Thursday, 29 July 2021

User friendliness a forgotten dream

Despite a good eight and a half hour's sleep, I woke up feeling tired and felt tired for much of the day. I've no idea why. With more work to do on Carole's funeral and people to contact, it was hard going. I went to the Eucharist at St John's, which Emma celebrated. She brought her two infants with her. One slept and the other played with his toy car around the altar, not too noisily. I don't think anyone minded, but it was a challenge for Emma. She didn't think to ask me to cover, as she thought I was still away. The congregation was pleased to see her again and catch up with her, now she's seconded to Fairwater until an appointment is made. This may be further delayed now that Francis is on bereavement leave. As Ministry Area Leader Frances needs to be involved in the new appointment. 

This is an unexpected testing time for the resilience of the Ministry Area set-up before it comes into force legally next January. I think there is a significant measure of resilience in the seven constituent congregations due to their long histories at the heart of their local communities. Will this cope with identity loss, grouping together in a larger entity without precedent or preexisting social cohesion? I'm unconvinced it will do anything to forestall further decline. 

Our neighbour Liz moves house tomorrow after living forty years in the house next door, ten years before we arrived. She's moving to a retirement apartment to be closer to family in the Cotswolds, so she came for a farewell lunch today. I wonder who'll be the next occupants, and how much makeover work will be undertaken before they move in, and how long we'll have builders' noise and skips taking up parking space in the street. Houses change hands at the rate of around three a year nowadays in a street of twenty eight houses. House prices have soared and the interest in our area by first and second time buyers has increased so the rate of 'churn' in home ownership is likely to increase further.

I went into town after lunch and bought the pocket digital dictating device I ordered last week, and picked up the pair of shoe insoles ordered from the Ecco shoe shop. I hope they work better than all the other kinds I have tried. They're certainly better quality and much more expensive.

My sister June has had several days of connectivity grief with her landline and broadband playing up leaving her frustratingly isolated. Engineers from BT and Open Reach have been two days running. I hope the problem is sorted now. There's been such a lot of rain in the area where she lives it has led to a flood of line fault reports, whether due to infrastructure inundation or connections into properties compromised by the weather. It's very distressing for her as she doesn't understand the error messages which her computer and phone throw up, and doesn't know what she can do about it when things that are fairly reliable cease to be reliable. 

It just doesn't feel right that so many people are now heavily dependent on technologies the hardly understand or adequately control, because government and business presume a level of technical literacy many older people will never acquire. I have thirty five years of experience behind me, and have got to the stage where I am less than interested in the learning detail of how new tech works. I just want things that just work in delivering what they promise  to provide in the simplest and easiest way they can be designed to function. Is that asking too much? The new digital voice recorder I bought today took me half an hour to figure out how to work. The instructions were printed so small they were difficult to read and make sense of, and working things out by trial and error, just by handing the device, was impossible without the near illegible instructions - well, near illegible for anyone with poor close vision eyesight.

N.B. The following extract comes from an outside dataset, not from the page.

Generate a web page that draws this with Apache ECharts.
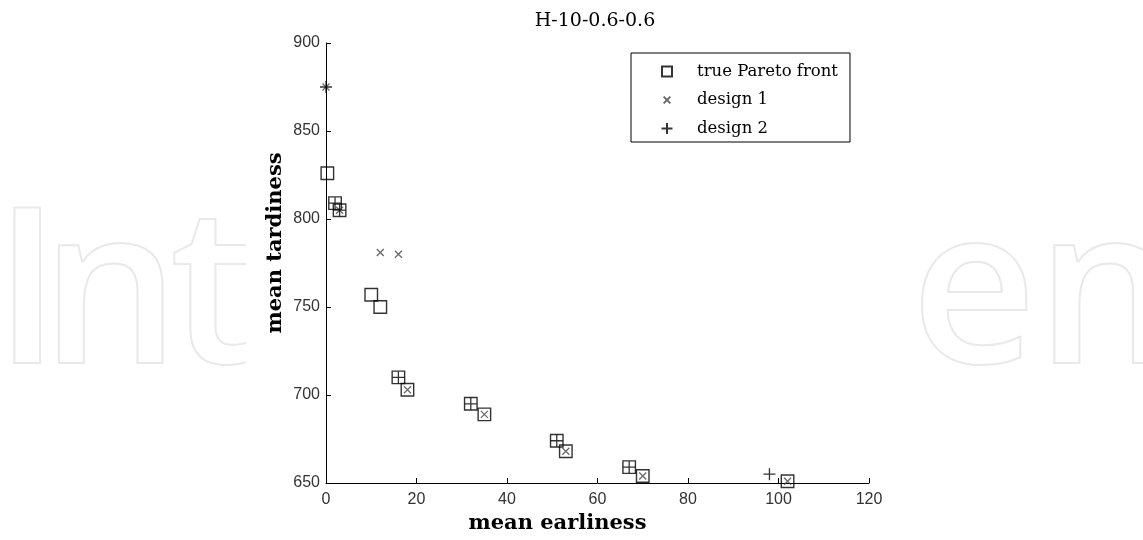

T.here was a huge head of celery in this week's veggy bag, and Clare used much of it to make celery soup for supper. Just celery in the pressure cooker with a little veggy stock powder, no need for thickener when it surrendered to the blender. It's quite a strong flavour, but with a small amount of Miso added, it's quite an interesting flavour. We slumped in front of the telly and watched a slow moving episode of 'Vera' which I hadn't seen before.